Spiritual practices are supposed to make us lighter, more joyful and less attached to all the daily bullshit. If instead they are making you sulky, you are doing it wrong! Of course, becoming more aware of the mind, can shine a light on all sorts of dark parts of ourselves we’d prefer that didn’t exist – but we should not take ourselves too seriously. Whatever comes up can be viewed with a kind of playful curiosity, after-all becoming aware of all this stuff IS the spiritual practice. As the saying goes, “Angels fly because they take themselves lightly”

Doing Yoga and meditation can be spiritual practices, but so can anything that makes you feel alive and connected to something more than yourself – so we should seek out such experiences.

5) Be Nice!

Breaking out of the, “me! me! me!” drama that keeps us stuck in the illusion of separation can be challenging, especially as there is a tendency for the ego to get hold of the spiritual stuff: using Yoga to impress others, or your meditative insights to punish yourself as discussed. One way to get out of this trap is to practice not for ourselves, but for others. This is why Buddhists will often say a prayer after a practice, dedicating it to the wellbeing of all sentient beings. Serving others, treating them how you would like to be treated, is central to pretty much all of humanities great spiritual traditions (maybe this is slightly ironic given different religions tendency to fight with each-other, but at least the thought is there!).

So we should remember it is not, “my spiritual journey”, it is “our spiritual journey”. By practicing Yoga and meditation, you can clear out any selfish tendencies making it much easier to serve others. The job you do, how you use your free time, how you treat your family, friends, and strangers, all of these things can be an opportunity to serve others and therefore become a spiritual practice (even more spiritual than doing 108 sun salutation every morning!).

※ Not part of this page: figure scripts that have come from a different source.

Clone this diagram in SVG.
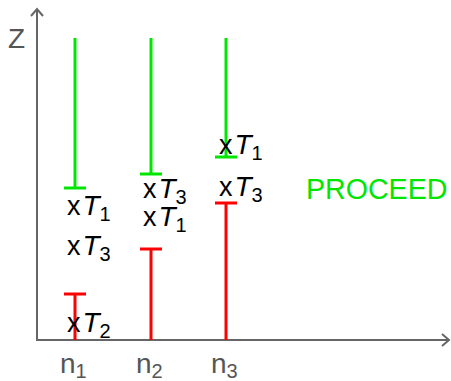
<svg xmlns="http://www.w3.org/2000/svg" width="451" height="381" viewBox="0 0 451 381">
<style>
.ax{stroke:#666;stroke-width:2;fill:none}
.ah{stroke:#666;stroke-width:2;fill:none;stroke-linejoin:miter}
.g{stroke:#00e600;stroke-width:3;fill:none}
.r{stroke:#ff0000;stroke-width:3;fill:none}
text{font-family:"Liberation Sans",Arial,sans-serif}
.lbl{font-size:27px;fill:#000}
.T{font-style:italic;font-size:28px}
.sub{font-size:20px}
.axl{font-size:28px;fill:#555}
.pro{font-size:28.6px;fill:#00e600}
</style>
<rect width="451" height="381" fill="#fff"/>
<g id="axes">
<line class="ax" x1="37" y1="341" x2="37" y2="9"/>
<polyline class="ah" points="31,16 37,9 43,16"/>
<line class="ax" x1="36" y1="340" x2="449" y2="340"/>
<polyline class="ah" points="442,334 449,340 442,346"/>
<text class="axl" x="8" y="48">Z</text>
</g>
<g id="connectors">
<g id="n1-bars">
<line class="g" x1="75" y1="38" x2="75" y2="188"/>
<line class="g" x1="64" y1="188" x2="86" y2="188"/>
<line class="r" x1="75" y1="340" x2="75" y2="294"/>
<line class="r" x1="64" y1="294" x2="86" y2="294"/>
</g>
<g id="n2-bars">
<line class="g" x1="151" y1="38" x2="151" y2="174"/>
<line class="g" x1="140" y1="174" x2="162" y2="174"/>
<line class="r" x1="151" y1="340" x2="151" y2="249"/>
<line class="r" x1="140" y1="249" x2="162" y2="249"/>
</g>
<g id="n3-bars">
<line class="g" x1="226" y1="38" x2="226" y2="157"/>
<line class="g" x1="215" y1="157" x2="237" y2="157"/>
<line class="r" x1="226" y1="340" x2="226" y2="203"/>
<line class="r" x1="215" y1="203" x2="237" y2="203"/>
</g>
</g>
<g id="n1">
<text class="axl" x="60" y="373">n<tspan class="sub" dy="5">1</tspan></text>
<text class="lbl" x="67" y="215">x<tspan class="T" dx="2">T</tspan><tspan class="sub" dy="6">1</tspan></text>
<text class="lbl" x="67" y="255">x<tspan class="T" dx="2">T</tspan><tspan class="sub" dy="6">3</tspan></text>
<text class="lbl" x="67" y="332">x<tspan class="T" dx="2">T</tspan><tspan class="sub" dy="6">2</tspan></text>
</g>
<g id="n2">
<text class="axl" x="136" y="373">n<tspan class="sub" dy="5">2</tspan></text>
<text class="lbl" x="143" y="198">x<tspan class="T" dx="2">T</tspan><tspan class="sub" dy="6">3</tspan></text>
<text class="lbl" x="143" y="226">x<tspan class="T" dx="2">T</tspan><tspan class="sub" dy="6">1</tspan></text>
</g>
<g id="n3">
<text class="axl" x="211" y="373">n<tspan class="sub" dy="5">3</tspan></text>
<text class="lbl" x="219" y="154">x<tspan class="T" dx="2">T</tspan><tspan class="sub" dy="6">1</tspan></text>
<text class="lbl" x="219" y="196">x<tspan class="T" dx="2">T</tspan><tspan class="sub" dy="6">3</tspan></text>
</g>
<g id="proceed">
<text class="pro" x="306" y="199">PROCEED</text>
</g>
</svg>
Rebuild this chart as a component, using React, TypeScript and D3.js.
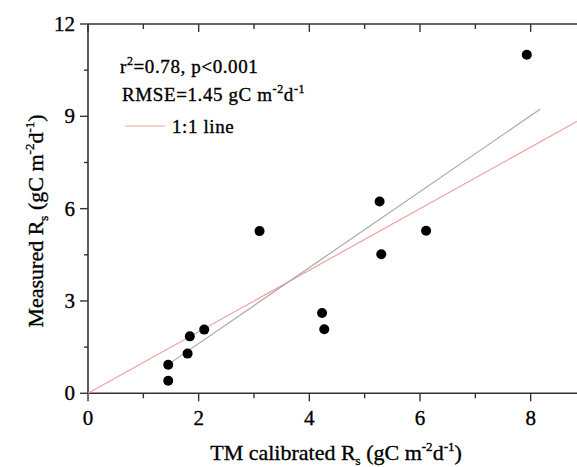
import * as d3 from "d3";
import React from "react";

// TM calibrated Rs vs measured Rs (gC m-2 d-1)
const modeled = [7.93, 3.1, 5.27, 6.11, 5.3, 4.23, 4.27, 1.45, 1.45, 1.8, 1.84, 2.1];
const measured = [11.0, 5.27, 6.23, 5.28, 4.52, 2.61, 2.08, 0.93, 0.41, 1.29, 1.85, 2.07];

// fitted regression line endpoints [x, y]
const fitLine = [[1.45, 0.94], [8.17, 9.23]];
const oneToOne = [[0, 0], [9, 9]];

const xMajor = [0, 2, 4, 6, 8];
const xMinor = [1, 3, 5, 7];
const yMajor = [0, 3, 6, 9, 12];
const yMinor = [1.5, 4.5, 7.5, 10.5];

const font = "'Liberation Serif', 'Times New Roman', serif";

export default function App() {
    const width = 577;
    const height = 467;
    const left = 88;
    const right = 586;
    const top = 24;
    const bottom = 393.3;

    const x = d3.scaleLinear().domain([0, 9]).range([left, right]);
    const y = d3.scaleLinear().domain([0, 12]).range([bottom, top]);

    const line = d3.line<number[]>()
        .x((d) => x(d[0]))
        .y((d) => y(d[1]));

    const axisColor = "#333";
    const ink = {stroke: "black", strokeWidth: 0.35};

    return (
        <svg width={width} height={height} style={{display: "block", position: "absolute", left: 0, top: 0}}>
            <rect width={width} height={height} fill="white" />
            {/* axes */}
            <line x1={left} x2={right} y1={bottom} y2={bottom} stroke={axisColor} strokeWidth={1.6} />
            <line x1={left} x2={right} y1={top} y2={top} stroke={axisColor} strokeWidth={1.6} />
            <line x1={left} x2={left} y1={top} y2={bottom} stroke={axisColor} strokeWidth={1.6} />
            {xMajor.map((t) => (
                <g key={`xm${t}`}>
                    <line x1={x(t)} x2={x(t)} y1={bottom} y2={bottom + 8} stroke={axisColor} strokeWidth={1.4} />
                    <line x1={x(t)} x2={x(t)} y1={top} y2={top + 8} stroke={axisColor} strokeWidth={1.4} />
                    <text x={x(t)} y={bottom + 32} textAnchor="middle" fontFamily={font} fontSize={21} {...ink}>{t}</text>
                </g>
            ))}
            {xMinor.map((t) => (
                <g key={`xn${t}`}>
                    <line x1={x(t)} x2={x(t)} y1={bottom} y2={bottom + 5} stroke={axisColor} strokeWidth={1.4} />
                    <line x1={x(t)} x2={x(t)} y1={top} y2={top + 5} stroke={axisColor} strokeWidth={1.4} />
                </g>
            ))}
            {yMajor.map((t) => (
                <g key={`ym${t}`}>
                    <line x1={left - 8} x2={left} y1={y(t)} y2={y(t)} stroke={axisColor} strokeWidth={1.4} />
                    <text x={75} y={y(t) + 7} textAnchor="end" fontFamily={font} fontSize={21} {...ink}>{t}</text>
                </g>
            ))}
            {yMinor.map((t) => (
                <line key={`yn${t}`} x1={left - 4} x2={left} y1={y(t)} y2={y(t)} stroke={axisColor} strokeWidth={1.4} />
            ))}

            {/* lines */}
            <path d={line(oneToOne) ?? ""} fill="none" stroke="#f0a0a0" strokeWidth={1.2} />
            <path d={line(fitLine) ?? ""} fill="none" stroke="#a8a8a8" strokeWidth={1.2} />

            {/* points */}
            {modeled.map((m, i) => (
                <circle key={i} cx={x(m)} cy={y(measured[i])} r={5} fill="black" />
            ))}

            {/* legend */}
            <g fontFamily={font} fontSize={19} letterSpacing={0.6} {...ink}>
                <text x={120} y={73}>
                    r<tspan dy={-8} fontSize={12}>2</tspan><tspan dy={8}>=0.78, p&lt;0.001</tspan>
                </text>
                <text x={122} y={101}>
                    RMSE=1.45 gC m<tspan dy={-8} fontSize={12}>-2</tspan><tspan dy={8}>d</tspan><tspan dy={-8} fontSize={12}>-1</tspan>
                </text>
                <line x1={125} x2={165} y1={126} y2={126} stroke="#f0a0a0" strokeWidth={1.2} />
                <text x={172} y={133}>1:1 line</text>
            </g>

            {/* axis titles */}
            <text x={336} y={460} textAnchor="middle" fontFamily={font} fontSize={22} {...ink}>
                TM calibrated R<tspan dy={5} fontSize={13}>s</tspan><tspan dy={-5}> (gC m</tspan><tspan dy={-9} fontSize={13}>-2</tspan><tspan dy={9}>d</tspan><tspan dy={-9} fontSize={13}>-1</tspan><tspan dy={9}>)</tspan>
            </text>
            <text transform="translate(43,221) rotate(-90)" textAnchor="middle" fontFamily={font} fontSize={22} {...ink}>
                Measured R<tspan dy={5} fontSize={13}>s</tspan><tspan dy={-5}> (gC m</tspan><tspan dy={-9} fontSize={13}>-2</tspan><tspan dy={9}>d</tspan><tspan dy={-9} fontSize={13}>-1</tspan><tspan dy={9}>)</tspan>
            </text>
        </svg>
    );
}
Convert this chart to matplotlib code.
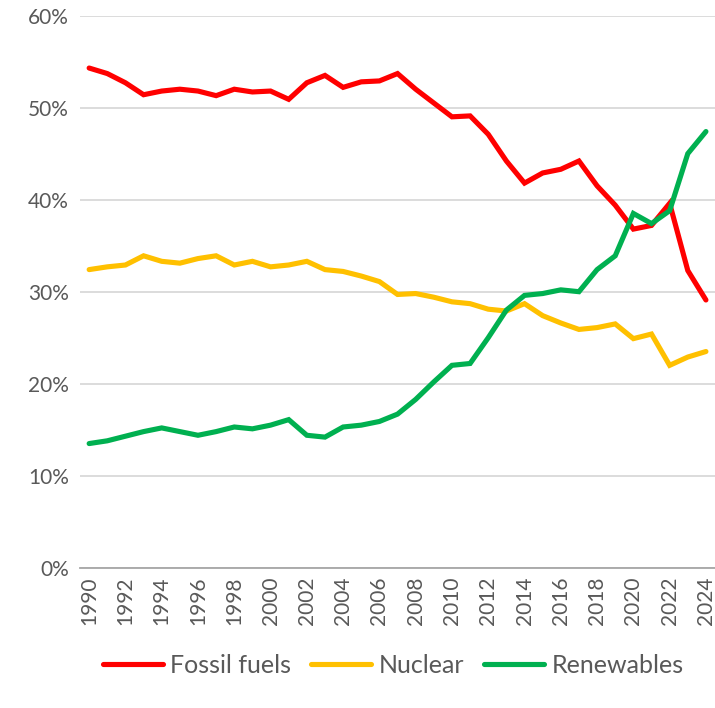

There is a beautiful circle that forms with compassionate action. The more you realise that others are not-separate from you, the more compassionate you are. The more compassionate actions you perform, the more you realise that others are not separate from you. So, compassion can be both the beginning, and the end result of spiritual practice.
Attitude Is Everything

It is great to do things like Yoga and meditation, but without the correct attitude, you are not likely to realise anything that is really worth realising. Sometimes washing those dirty dishes really is more spiritual than performing complex Yoga poses on a sacred mountain top!

So be prepared to embrace the unknown, be persistent, try not to take yourself too seriously, and focus on serving others. And most importantly, remember that the spiritual path begins right NOW.